Joseph Brian Houg, a long-time teacher at Blossom Hill Elementary School, received no probation time Nov. 29, but will face parole of up to 20-and-a-half years after release for a litany of crimes related to the sexual abuse of children in his class.
Houg also worked as Blossom Hill’s theater director.
The custody sentence is made up of 17 years in county jail and 18 years in state prison.
“That’s a really long sentence,” said Jessica Richter, a parent of a former Blossom Hill student who participated in the theater program. “It shows how serious his crimes were.”
Richter says it’s disturbing to her that Houg was able to work in the District as long as he did.

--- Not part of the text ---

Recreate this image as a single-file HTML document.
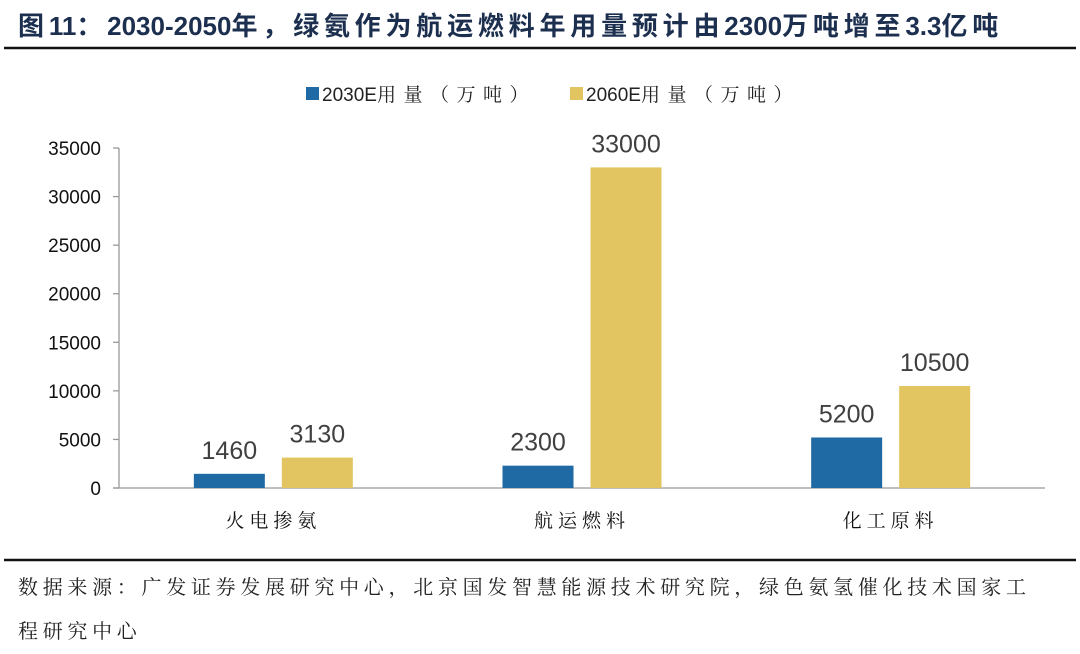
<!DOCTYPE html>
<html><head><meta charset="utf-8">
<style>
html,body{margin:0;padding:0;background:#fff;}
body{width:1080px;height:653px;overflow:hidden;position:relative;font-family:"Liberation Sans","Noto Sans CJK SC",sans-serif;}
#title{position:absolute;left:18px;top:6px;font-size:26px;font-weight:bold;color:#1c2f4f;white-space:nowrap;}
#title .c{letter-spacing:4.8px;}
#src{position:absolute;left:18px;top:566px;width:1060px;font-size:20px;line-height:44px;color:#222;font-family:"Liberation Serif","Noto Serif CJK SC",serif;letter-spacing:4.7px;white-space:nowrap;}
</style></head><body>
<div id="title"><span class="c">图</span>11<span class="c">：</span>2030-2050<span class="c">年，绿氨作为航运燃料年用量预计由</span>2300<span class="c">万吨增至</span>3.3<span class="c">亿吨</span></div>
<svg id="chart" width="1080" height="653" style="position:absolute;left:0;top:0">
<line x1="4" y1="48" x2="1076" y2="48" stroke="#111" stroke-width="2.5"/>
<line x1="4" y1="560" x2="1076" y2="560" stroke="#111" stroke-width="2.5"/>
<g id="legend">
<rect x="306" y="87" width="13" height="13" fill="#1f6aa5"/>
<text x="322" y="101" font-size="19" fill="#222" font-family="Liberation Sans,Noto Serif CJK SC,sans-serif">2030E<tspan letter-spacing="7.5">用量（万吨）</tspan></text>
<rect x="570" y="87" width="13" height="13" fill="#e2c560"/>
<text x="586" y="101" font-size="19" fill="#222" font-family="Liberation Sans,Noto Serif CJK SC,sans-serif">2060E<tspan letter-spacing="7.5">用量（万吨）</tspan></text>
</g>
<g id="axes"></g><g id="bars"></g>
</svg>
<div id="src">数据来源：广发证券发展研究中心，北京国发智慧能源技术研究院，绿色氨氢催化技术国家工<br>程研究中心</div>
<script>
const categories=["火电掺氨","航运燃料","化工原料"];
const series2030=[1460,2300,5200];
const series2060=[3130,33000,10500];
const yTicks=[0,5000,10000,15000,20000,25000,30000,35000];
const NS="http://www.w3.org/2000/svg";
const x0=119,x1=1045,yBase=488,yTop=148,yMax=35000;
function y(v){return yBase-(v/yMax)*(yBase-yTop);}
function catCenter(i){return x0+(x1-x0)*(i+0.5)/categories.length;}
function mk(tag,attrs,parent){const e=document.createElementNS(NS,tag);for(const k in attrs)e.setAttribute(k,attrs[k]);parent.appendChild(e);return e;}
const axes=document.getElementById('axes'),bars=document.getElementById('bars');
let a=mk('line',{x1:x0,y1:y(yMax),x2:x0,y2:yBase,stroke:'#999','stroke-width':1.3},axes);


a=mk('line',{x1:x0-6,y1:yBase,x2:x1,y2:yBase,stroke:'#999','stroke-width':1.3},axes);


yTicks.forEach(v=>{
 const t=mk('line',{x1:x0-6,y1:y(v),x2:x0,y2:y(v),stroke:'#999','stroke-width':1.3},axes);
 
 
 const l=mk('text',{x:x0-18,y:y(v)+7,'text-anchor':'end','font-size':19,fill:'#111'},axes);
 l.textContent=v;
 
 
});
const bw=71,gap=17;
categories.forEach((c,i)=>{
 const cx=catCenter(i);
 const l=mk('text',{x:cx,y:527,'text-anchor':'middle','font-size':19,fill:'#111','font-family':'Noto Serif CJK SC,serif','letter-spacing':'5'},axes);
 l.textContent=c;
 
 
 [[series2030[i],'#1f6aa5',cx-gap/2-bw,'2030'],[series2060[i],'#e2c560',cx+gap/2,'2060']].forEach(([v,col,bx,s])=>{
  const r=mk('rect',{x:bx,y:y(v),width:bw,height:yBase-y(v),fill:col},bars);
  
  
  const t=mk('text',{x:bx+bw/2,y:y(v)-15,'text-anchor':'middle','font-size':25,fill:'#404040'},bars);
  t.textContent=v;
  
  
 });
});
</script>
</body></html>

“I hope he’ll serve a good portion of that time,” she said. “He really betrayed the trust of the people in the community.”
LGUSD Superintendent Paul Johnson declined to comment on the sentence, but said the District wasn’t aware of Houg’s criminal conduct.
Houg was arrested in September 2020, after two 13-year-old theater students reported that he instructed them to engage in “inappropriate conduct” during Zoom calls, according to court documents.
Parole eligibility will be determined by the California Department of Corrections and Rehabilitation.
Kathy Bays, a former Los Gatos Union School District trustee, says Houg deserves the sentence he received, but adds it’s just sad overall.
“I feel confident if anything specific would have been reported to the school district they would have taken action,” she said. “School districts have very clear mandated reporter guidelines.”
Bays says she understands that many parents are angry.
“I am angry,” she said. “He was a trusted teacher in our small school district.”
She explained that everyone at the school district receives training about rules around reporting sexual abuse.
“It’s an awful situation and I’m glad it’s done,” she said. “I’m glad the kids don’t have to testify.”
A parent of one of Houg’s students, who attended the sentencing hearing, said one of the victims made a “heartbreaking” impact statement to the court.
Bays says she’s glad Houg pleaded no contest to 10 felony counts of child molestation and three misdemeanor counts of child annoyance.
Most of Houg’s victims were male, although multiple female students reported bullying.
Houg still faces a civil lawsuit, brought by San Jose-based Corsiglia, McMahon & Allard in September, which claims one mother reported Houg’s bullying to the principal during the 2003-2004 school year but that he wasn’t reprimanded.